Norbury, London, 2016
The conversion of a large attic space is, in this project, the opportunity to release the potential of a trapped space. Underused, neglected and relegated to the storage of forgotten belongings, the design of the roof space becomes the revelation of concealed possibilities.
The outline for the project is the transformation of the cathedral-like timber structure under the roof into a self-contained space, separate from the rest of the house. And to a degree the architecture too is part of the brief, as the client has indicated that naval architecture should become a source of inspiration for the architect.
The roof is reminiscent of a steep capsized keel and is extended to the north to create a gable-ended façade and to re-balance the front elevation, while dormers are inserted into the front and rear slopes to create dual-aspect interiors.
The stairwell is located centrally to the floor plan to emphasize the ascent and generate an architectural focal point that organizes the arrangement of the spaces around it.
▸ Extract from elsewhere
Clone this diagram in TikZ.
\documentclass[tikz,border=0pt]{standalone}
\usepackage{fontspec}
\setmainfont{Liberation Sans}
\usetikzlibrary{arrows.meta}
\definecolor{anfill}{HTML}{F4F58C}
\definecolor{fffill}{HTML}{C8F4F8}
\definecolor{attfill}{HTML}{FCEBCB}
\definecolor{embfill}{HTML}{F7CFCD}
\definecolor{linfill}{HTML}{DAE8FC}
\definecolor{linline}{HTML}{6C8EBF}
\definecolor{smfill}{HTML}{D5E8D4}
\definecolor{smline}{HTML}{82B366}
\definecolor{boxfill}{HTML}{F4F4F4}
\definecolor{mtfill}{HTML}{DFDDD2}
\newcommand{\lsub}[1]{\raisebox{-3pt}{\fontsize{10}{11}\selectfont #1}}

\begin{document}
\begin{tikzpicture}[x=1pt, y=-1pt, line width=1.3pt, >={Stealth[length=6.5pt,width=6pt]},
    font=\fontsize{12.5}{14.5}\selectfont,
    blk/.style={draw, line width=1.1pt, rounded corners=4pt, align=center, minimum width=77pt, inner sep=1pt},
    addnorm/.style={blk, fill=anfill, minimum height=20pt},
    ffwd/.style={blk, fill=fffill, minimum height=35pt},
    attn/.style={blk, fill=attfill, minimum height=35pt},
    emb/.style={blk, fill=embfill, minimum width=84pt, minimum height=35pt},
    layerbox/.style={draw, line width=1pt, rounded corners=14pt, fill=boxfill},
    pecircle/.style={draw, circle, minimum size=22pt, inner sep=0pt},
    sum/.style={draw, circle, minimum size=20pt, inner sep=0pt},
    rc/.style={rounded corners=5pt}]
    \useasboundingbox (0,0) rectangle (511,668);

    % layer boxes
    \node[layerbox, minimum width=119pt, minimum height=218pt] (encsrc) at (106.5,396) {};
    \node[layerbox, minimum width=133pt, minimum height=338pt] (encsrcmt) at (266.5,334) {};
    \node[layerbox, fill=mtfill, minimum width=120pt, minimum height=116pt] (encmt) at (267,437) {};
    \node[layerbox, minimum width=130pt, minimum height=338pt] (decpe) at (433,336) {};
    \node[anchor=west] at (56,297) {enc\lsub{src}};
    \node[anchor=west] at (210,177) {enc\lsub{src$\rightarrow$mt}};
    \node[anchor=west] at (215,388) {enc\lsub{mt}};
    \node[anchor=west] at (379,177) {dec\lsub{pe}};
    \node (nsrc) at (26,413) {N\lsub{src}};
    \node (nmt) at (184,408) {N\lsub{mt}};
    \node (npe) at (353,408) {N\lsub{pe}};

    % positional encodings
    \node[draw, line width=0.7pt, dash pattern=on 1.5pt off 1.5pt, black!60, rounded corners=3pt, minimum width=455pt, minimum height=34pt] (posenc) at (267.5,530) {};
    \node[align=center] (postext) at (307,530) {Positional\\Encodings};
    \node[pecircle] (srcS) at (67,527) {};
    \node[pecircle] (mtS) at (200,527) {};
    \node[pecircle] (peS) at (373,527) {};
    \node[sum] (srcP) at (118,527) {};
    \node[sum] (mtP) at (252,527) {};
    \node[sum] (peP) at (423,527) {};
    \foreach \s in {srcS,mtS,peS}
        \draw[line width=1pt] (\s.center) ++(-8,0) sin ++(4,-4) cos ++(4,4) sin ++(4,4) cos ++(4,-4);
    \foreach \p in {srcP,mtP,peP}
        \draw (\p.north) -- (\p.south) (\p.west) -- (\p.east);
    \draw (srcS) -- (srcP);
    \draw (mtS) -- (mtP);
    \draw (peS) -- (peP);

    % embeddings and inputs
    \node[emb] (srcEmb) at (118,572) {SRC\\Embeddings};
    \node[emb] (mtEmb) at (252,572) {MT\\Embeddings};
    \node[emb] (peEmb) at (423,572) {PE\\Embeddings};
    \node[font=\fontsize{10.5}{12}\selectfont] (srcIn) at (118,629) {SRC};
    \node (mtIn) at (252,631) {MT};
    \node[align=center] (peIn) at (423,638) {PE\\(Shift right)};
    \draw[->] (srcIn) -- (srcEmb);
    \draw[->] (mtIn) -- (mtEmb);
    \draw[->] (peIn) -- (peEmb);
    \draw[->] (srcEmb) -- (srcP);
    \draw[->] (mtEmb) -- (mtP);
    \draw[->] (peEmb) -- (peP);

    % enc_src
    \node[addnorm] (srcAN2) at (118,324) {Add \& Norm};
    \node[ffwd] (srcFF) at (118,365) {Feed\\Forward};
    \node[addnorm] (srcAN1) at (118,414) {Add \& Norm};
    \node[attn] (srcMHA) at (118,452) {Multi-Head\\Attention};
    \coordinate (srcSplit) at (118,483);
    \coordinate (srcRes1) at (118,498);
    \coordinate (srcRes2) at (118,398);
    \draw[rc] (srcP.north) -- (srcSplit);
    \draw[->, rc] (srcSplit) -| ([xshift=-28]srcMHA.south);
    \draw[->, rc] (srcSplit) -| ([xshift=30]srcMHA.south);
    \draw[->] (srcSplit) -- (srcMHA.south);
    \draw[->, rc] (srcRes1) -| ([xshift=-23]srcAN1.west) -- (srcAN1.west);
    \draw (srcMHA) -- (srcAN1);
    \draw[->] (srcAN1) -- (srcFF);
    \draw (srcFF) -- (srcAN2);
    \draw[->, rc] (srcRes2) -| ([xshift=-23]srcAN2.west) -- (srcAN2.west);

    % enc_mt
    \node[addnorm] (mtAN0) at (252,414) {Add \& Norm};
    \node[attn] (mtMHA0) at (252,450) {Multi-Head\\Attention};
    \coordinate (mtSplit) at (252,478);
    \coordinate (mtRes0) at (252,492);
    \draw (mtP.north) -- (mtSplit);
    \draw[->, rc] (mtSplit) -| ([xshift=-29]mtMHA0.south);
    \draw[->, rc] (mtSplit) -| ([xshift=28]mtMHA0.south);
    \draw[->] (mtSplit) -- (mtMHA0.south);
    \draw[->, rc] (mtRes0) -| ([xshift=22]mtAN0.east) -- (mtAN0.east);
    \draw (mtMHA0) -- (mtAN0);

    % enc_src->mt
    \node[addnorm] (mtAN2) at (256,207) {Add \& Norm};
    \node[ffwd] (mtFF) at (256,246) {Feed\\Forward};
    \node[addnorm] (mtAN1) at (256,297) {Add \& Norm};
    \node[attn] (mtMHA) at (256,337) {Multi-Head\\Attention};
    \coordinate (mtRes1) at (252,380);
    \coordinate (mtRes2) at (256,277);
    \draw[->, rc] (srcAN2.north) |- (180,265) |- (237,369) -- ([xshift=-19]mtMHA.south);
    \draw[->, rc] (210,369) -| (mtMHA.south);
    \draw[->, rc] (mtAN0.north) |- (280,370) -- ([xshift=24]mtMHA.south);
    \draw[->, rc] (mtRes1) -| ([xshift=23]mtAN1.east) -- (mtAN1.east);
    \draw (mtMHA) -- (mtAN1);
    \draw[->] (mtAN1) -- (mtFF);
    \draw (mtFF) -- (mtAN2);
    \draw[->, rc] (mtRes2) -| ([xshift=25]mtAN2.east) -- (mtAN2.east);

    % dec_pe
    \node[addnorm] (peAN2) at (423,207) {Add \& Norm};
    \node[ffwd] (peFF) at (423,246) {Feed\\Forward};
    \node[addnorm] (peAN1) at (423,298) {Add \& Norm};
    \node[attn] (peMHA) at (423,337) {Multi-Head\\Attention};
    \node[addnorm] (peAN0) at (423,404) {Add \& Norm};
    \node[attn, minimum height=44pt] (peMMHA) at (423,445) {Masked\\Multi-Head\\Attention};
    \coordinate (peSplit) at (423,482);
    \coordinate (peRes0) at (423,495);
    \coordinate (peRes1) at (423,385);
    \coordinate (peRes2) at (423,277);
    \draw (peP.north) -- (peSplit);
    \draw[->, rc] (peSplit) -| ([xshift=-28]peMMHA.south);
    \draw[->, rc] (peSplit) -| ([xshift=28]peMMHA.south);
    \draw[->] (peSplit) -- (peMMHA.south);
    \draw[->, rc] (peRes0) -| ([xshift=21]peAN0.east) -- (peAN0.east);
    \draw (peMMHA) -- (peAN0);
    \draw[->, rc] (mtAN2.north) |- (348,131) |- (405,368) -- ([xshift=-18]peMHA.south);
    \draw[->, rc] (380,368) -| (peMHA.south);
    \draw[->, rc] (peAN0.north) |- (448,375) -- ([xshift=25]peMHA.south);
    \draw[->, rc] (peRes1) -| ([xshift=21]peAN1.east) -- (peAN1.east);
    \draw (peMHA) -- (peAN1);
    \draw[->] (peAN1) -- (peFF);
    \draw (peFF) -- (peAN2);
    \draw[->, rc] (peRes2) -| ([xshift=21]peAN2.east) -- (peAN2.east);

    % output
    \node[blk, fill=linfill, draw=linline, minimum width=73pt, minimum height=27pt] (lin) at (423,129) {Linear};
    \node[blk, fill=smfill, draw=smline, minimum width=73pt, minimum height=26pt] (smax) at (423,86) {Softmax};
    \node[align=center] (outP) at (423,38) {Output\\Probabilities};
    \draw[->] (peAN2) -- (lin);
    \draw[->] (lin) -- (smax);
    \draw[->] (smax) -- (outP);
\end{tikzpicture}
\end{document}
It has a swinging form, inspired by the mechanism of the periscope, that bounces users in one direction and then the other. The stair thus acts as a sort of sextant that measures the position of the individual in relation to the surrounding space.
The converted roof is designed ad hoc from the inside out, inviting users to engage with the outside either through windows or via the telescope-like elongated crawl space adjacent to the stair enclosure. It will accommodate a bedroom, a bathroom and study area open onto the landing and stairwell.